The task: Looking through the listing, how many of its lines hold the word "this"? Answer with only the number.

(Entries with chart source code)
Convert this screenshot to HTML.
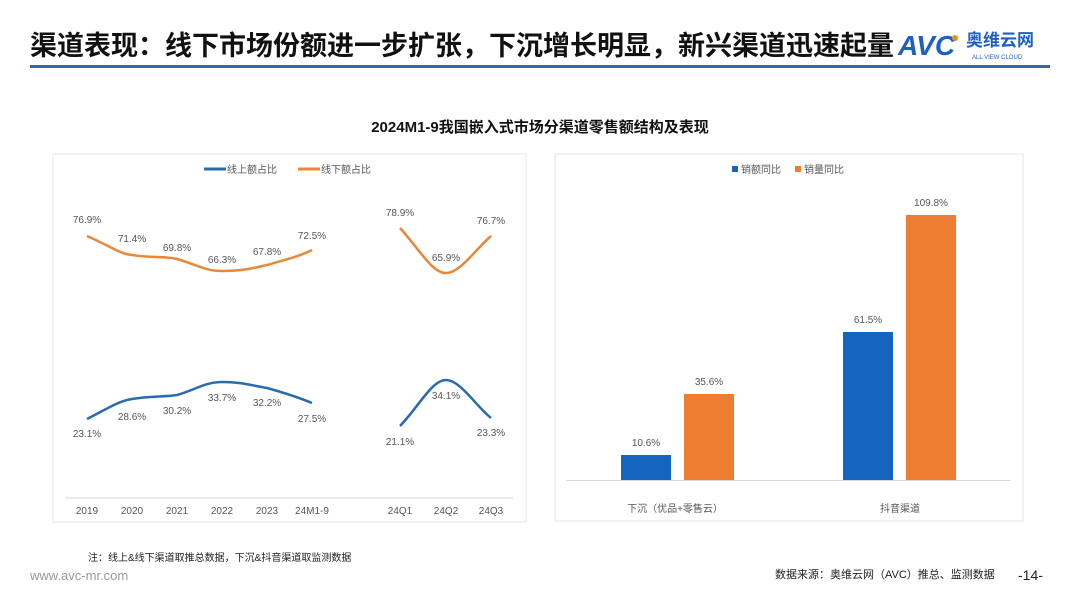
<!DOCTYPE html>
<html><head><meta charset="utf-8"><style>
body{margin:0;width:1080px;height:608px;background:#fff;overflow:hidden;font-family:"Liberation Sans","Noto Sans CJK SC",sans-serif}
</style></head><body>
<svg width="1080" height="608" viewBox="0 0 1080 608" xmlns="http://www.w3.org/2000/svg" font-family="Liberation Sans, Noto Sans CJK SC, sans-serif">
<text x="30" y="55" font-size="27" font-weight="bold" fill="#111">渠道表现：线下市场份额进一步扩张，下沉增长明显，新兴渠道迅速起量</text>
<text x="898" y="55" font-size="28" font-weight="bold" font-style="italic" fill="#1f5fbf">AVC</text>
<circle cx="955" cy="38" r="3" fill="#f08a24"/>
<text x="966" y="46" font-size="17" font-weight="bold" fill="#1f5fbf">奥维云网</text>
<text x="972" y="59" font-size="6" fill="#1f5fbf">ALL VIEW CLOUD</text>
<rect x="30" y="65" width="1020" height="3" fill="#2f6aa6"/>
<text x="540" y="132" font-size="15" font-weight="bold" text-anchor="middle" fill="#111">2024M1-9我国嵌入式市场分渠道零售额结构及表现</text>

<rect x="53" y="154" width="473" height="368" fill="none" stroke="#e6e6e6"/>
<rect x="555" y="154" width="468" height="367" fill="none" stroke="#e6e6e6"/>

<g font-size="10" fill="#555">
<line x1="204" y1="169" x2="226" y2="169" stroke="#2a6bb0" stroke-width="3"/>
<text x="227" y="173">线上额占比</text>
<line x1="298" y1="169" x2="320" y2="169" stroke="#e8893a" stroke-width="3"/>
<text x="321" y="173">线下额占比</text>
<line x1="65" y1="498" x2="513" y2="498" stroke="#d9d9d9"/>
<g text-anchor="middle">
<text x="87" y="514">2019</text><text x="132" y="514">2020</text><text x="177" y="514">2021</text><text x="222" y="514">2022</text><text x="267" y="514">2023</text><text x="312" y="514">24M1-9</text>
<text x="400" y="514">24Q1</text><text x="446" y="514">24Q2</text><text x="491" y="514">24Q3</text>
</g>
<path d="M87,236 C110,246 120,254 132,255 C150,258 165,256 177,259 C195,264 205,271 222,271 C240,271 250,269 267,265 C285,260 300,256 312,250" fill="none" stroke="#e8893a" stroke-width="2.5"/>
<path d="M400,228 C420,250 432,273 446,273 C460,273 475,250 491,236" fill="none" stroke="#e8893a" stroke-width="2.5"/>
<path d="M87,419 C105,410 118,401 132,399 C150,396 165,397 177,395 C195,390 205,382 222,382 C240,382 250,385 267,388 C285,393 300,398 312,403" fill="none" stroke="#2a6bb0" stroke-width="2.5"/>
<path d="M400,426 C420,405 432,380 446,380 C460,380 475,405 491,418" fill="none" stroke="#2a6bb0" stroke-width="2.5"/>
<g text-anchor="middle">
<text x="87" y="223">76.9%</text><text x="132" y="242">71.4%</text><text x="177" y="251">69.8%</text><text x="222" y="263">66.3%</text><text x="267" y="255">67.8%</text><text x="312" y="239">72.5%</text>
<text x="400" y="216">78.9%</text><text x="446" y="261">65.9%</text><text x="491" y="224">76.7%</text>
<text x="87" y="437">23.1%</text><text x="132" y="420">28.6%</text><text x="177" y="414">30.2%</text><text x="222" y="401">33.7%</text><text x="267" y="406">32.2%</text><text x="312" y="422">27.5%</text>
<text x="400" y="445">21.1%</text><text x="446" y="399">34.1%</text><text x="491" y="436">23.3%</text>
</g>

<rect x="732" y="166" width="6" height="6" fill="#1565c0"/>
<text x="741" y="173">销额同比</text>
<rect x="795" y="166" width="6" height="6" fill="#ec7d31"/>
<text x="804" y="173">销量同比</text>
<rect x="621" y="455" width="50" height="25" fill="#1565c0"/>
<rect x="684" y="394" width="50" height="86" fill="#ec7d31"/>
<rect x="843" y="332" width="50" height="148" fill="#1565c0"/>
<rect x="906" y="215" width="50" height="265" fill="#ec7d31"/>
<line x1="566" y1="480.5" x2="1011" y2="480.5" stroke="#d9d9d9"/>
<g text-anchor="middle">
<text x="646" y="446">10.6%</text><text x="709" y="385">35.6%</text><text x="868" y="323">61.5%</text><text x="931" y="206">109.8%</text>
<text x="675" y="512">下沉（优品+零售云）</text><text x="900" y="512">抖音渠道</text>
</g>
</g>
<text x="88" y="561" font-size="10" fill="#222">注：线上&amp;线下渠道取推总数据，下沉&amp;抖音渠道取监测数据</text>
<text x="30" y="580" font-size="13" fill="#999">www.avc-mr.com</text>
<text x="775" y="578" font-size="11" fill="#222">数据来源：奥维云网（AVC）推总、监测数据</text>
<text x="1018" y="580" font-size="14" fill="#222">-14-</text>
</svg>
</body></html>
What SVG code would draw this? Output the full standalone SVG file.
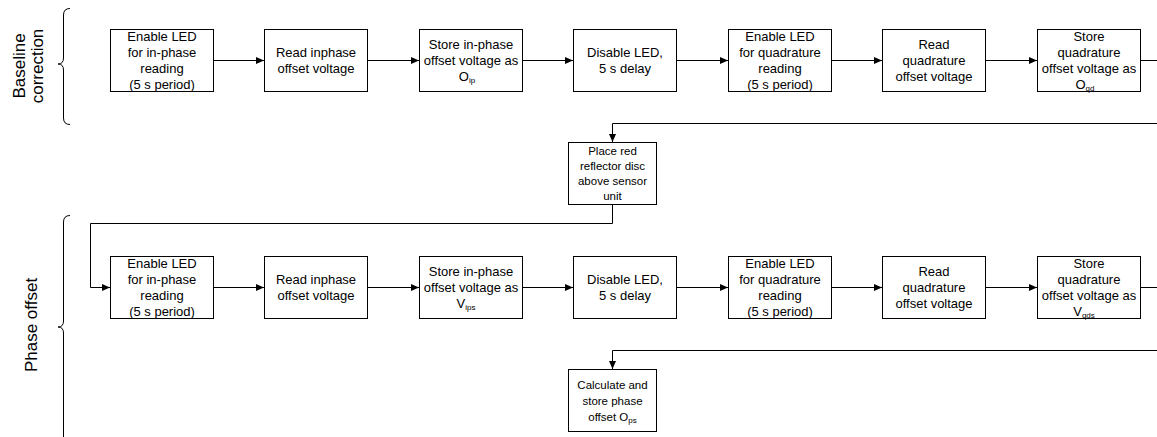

Answer to the exercise: 2